Jeff Smith, Africa specialist at the Robert F. Kennedy Center for Justice and Human Rights, said since seizing power in 1994, President Jammeh has made Gambia one of the most repressive countries in all of Africa.

Smith said the human rights situation has gotten worst since the December 30, 2014 failed attempted coup.

“Thereafter we have found that uppers of 27 individuals believed to be family members and alleged associates of the coup plotters have been detained without charge and held incommunicado in Gambia’s notoriously awful prison system,” he said.

President Jammeh has accused “dissidents based in the U.S., Germany and U.K.” for the attempted coup. “This was not a coup. This was an attack by a terrorist group backed by some powers that I would not name,” Jammeh told a news conference recently.

The US government has charged two men with conspiring to help overthrow the Jammeh government.

Papa Faal, 46, a former U.S. Army sergeant with ties to Gambia, was charged along with Texas businessman Cherno Njie and others of trying to carry out a coup to make Njie interim leader of Gambia.

Faal pleaded guilty in a Minneapolis court to both counts and was remanded into custody, according to court records.

The report said Jammeh’s latest nationwide crackdown has also driven several people into “forced exile.”

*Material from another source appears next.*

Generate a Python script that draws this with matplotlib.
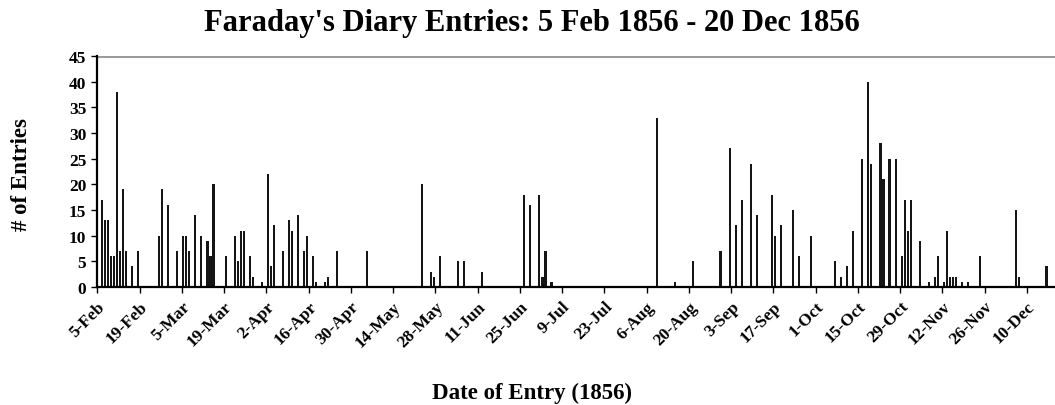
import matplotlib
matplotlib.use("Agg")
import matplotlib.pyplot as plt

# Day offsets from 5 Feb 1856 and number of diary entries on that day
day_offset = [1, 2, 3, 4, 5, 6, 7, 8, 9, 11, 13,
              20, 21, 23, 26, 28, 29, 30, 32, 34, 36, 37, 38,
              42, 45, 46, 47, 48, 50, 51, 54, 56, 57, 58, 61, 63, 64, 66, 68, 69,
              71, 72, 75, 76, 79, 89,
              107, 110, 111, 113, 119, 121, 127, 141, 143, 146, 147, 148, 150,
              185, 191, 197, 206, 209, 211, 213, 216, 218, 223, 224, 226, 230, 232, 236,
              244, 246, 248, 250, 253, 255, 256, 259, 260, 262, 264, 266, 267, 268, 269,
              272, 275, 277, 278, 280, 281, 282, 283, 284, 286, 288, 292, 304, 305, 314]
entries = [17, 13, 13, 6, 6, 38, 7, 19, 7, 4, 7,
           10, 19, 16, 7, 10, 10, 7, 14, 10, 9, 6, 20,
           6, 10, 5, 11, 11, 6, 2, 1, 22, 4, 12, 7, 13, 11, 14, 7, 10,
           6, 1, 1, 2, 7, 7,
           20, 3, 2, 6, 5, 5, 3, 18, 16, 18, 2, 7, 1,
           33, 1, 5, 7, 27, 12, 17, 24, 14, 18, 10, 12, 15, 6, 10,
           5, 2, 4, 11, 25, 40, 24, 28, 21, 25, 25, 6, 17, 11, 17,
           9, 1, 2, 6, 1, 11, 2, 2, 2, 1, 1, 6, 15, 2, 4]

tick_labels = ["5-Feb", "19-Feb", "5-Mar", "19-Mar", "2-Apr", "16-Apr", "30-Apr",
               "14-May", "28-May", "11-Jun", "25-Jun", "9-Jul", "23-Jul", "6-Aug",
               "20-Aug", "3-Sep", "17-Sep", "1-Oct", "15-Oct", "29-Oct", "12-Nov",
               "26-Nov", "10-Dec"]
y_ticks = [0, 5, 10, 15, 20, 25, 30, 35, 40, 45]

serif = ["Liberation Serif", "DejaVu Serif"]

fig = plt.figure(figsize=(10.55, 4.06), dpi=100)
ax = fig.add_axes([97.3 / 1055, 118 / 406, (1055 - 97.3) / 1055, 231 / 406])

x_centres = [d + 0.5 for d in day_offset]
ax.bar(x_centres, entries, width=0.7, color="#151515", linewidth=0)

ax.axhline(45, color="#9a9a9a", linewidth=2.2, zorder=0)

ax.set_xlim(0, (1055 - 97.3) / 3.018)
ax.set_ylim(0, 45)

ax.set_xticks([14 * i for i in range(len(tick_labels))])
ax.set_xticklabels(tick_labels, rotation=45, ha="right", rotation_mode="anchor",
                   fontsize=12.5, fontweight="bold", family=serif)
ax.set_yticks(y_ticks)
ax.set_yticklabels([str(v) for v in y_ticks], fontsize=12.5, fontweight="bold", family=serif)

for side in ["top", "right"]:
    ax.spines[side].set_visible(False)
for side in ["left", "bottom"]:
    ax.spines[side].set_linewidth(1.6)
    ax.spines[side].set_color("black")
ax.tick_params(axis="both", direction="out", length=4, width=1.0, colors="black")
ax.tick_params(axis="x", pad=4)
ax.tick_params(axis="y", pad=4)

fig.text(22 / 1055, 1 - 175 / 406, "# of Entries", rotation=90, ha="center", va="center",
         fontsize=16.5, fontweight="bold", family=serif)
fig.text(532 / 1055, 1 - 393 / 406, "Date of Entry (1856)", ha="center", va="center",
         fontsize=16.5, fontweight="bold", family=serif)
fig.text(532 / 1055, 1 - 24 / 406, "Faraday's Diary Entries: 5 Feb 1856 - 20 Dec 1856",
         ha="center", va="center", fontsize=22, fontweight="bold", family=serif)

fig.savefig("out.png", dpi=100)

It also detailed years of “murder and arbitrary executions, torture, disappearances and incommunicado detentions, and violations of freedoms of expression, association, and other basic human rights.”

Smith said the status quo is no longer sustainable given the level of human rights abuses in the Gambia in the past two decades.

He hoped the report will get the United States, United Nations and the African Union to be proactively involved.

“No. 1, they can provide travel restrictions for President Jammeh, his inner circle and members of the military and security forces who have been complacent and ordered human rights abuses. This will include visas ban and travel restrictions,” Smith said.

The report also called on the United States to consider freezing President Jammeh’s assets.

“As many people are aware, he (Jammeh) owns a $3.5 million dollar mansion here in the States not very far from Washington, D.C. in Potomac, Maryland,” Smith said.

The report also called on the US government to review all foreign assistance to the Gambia to ensure effectiveness of aid and “non-determination of its disbursement”.

It called on the U.N. Human Rights Council to appoint a Special Rapporteur on the situation of human rights in the Gambia to closely monitor and provide recommendations on the human rights situation in the country.

The report recommends that the U.N. Secretary General issue a public statement condemning the increasingly “repressive measures implemented by the government of the Gambia.”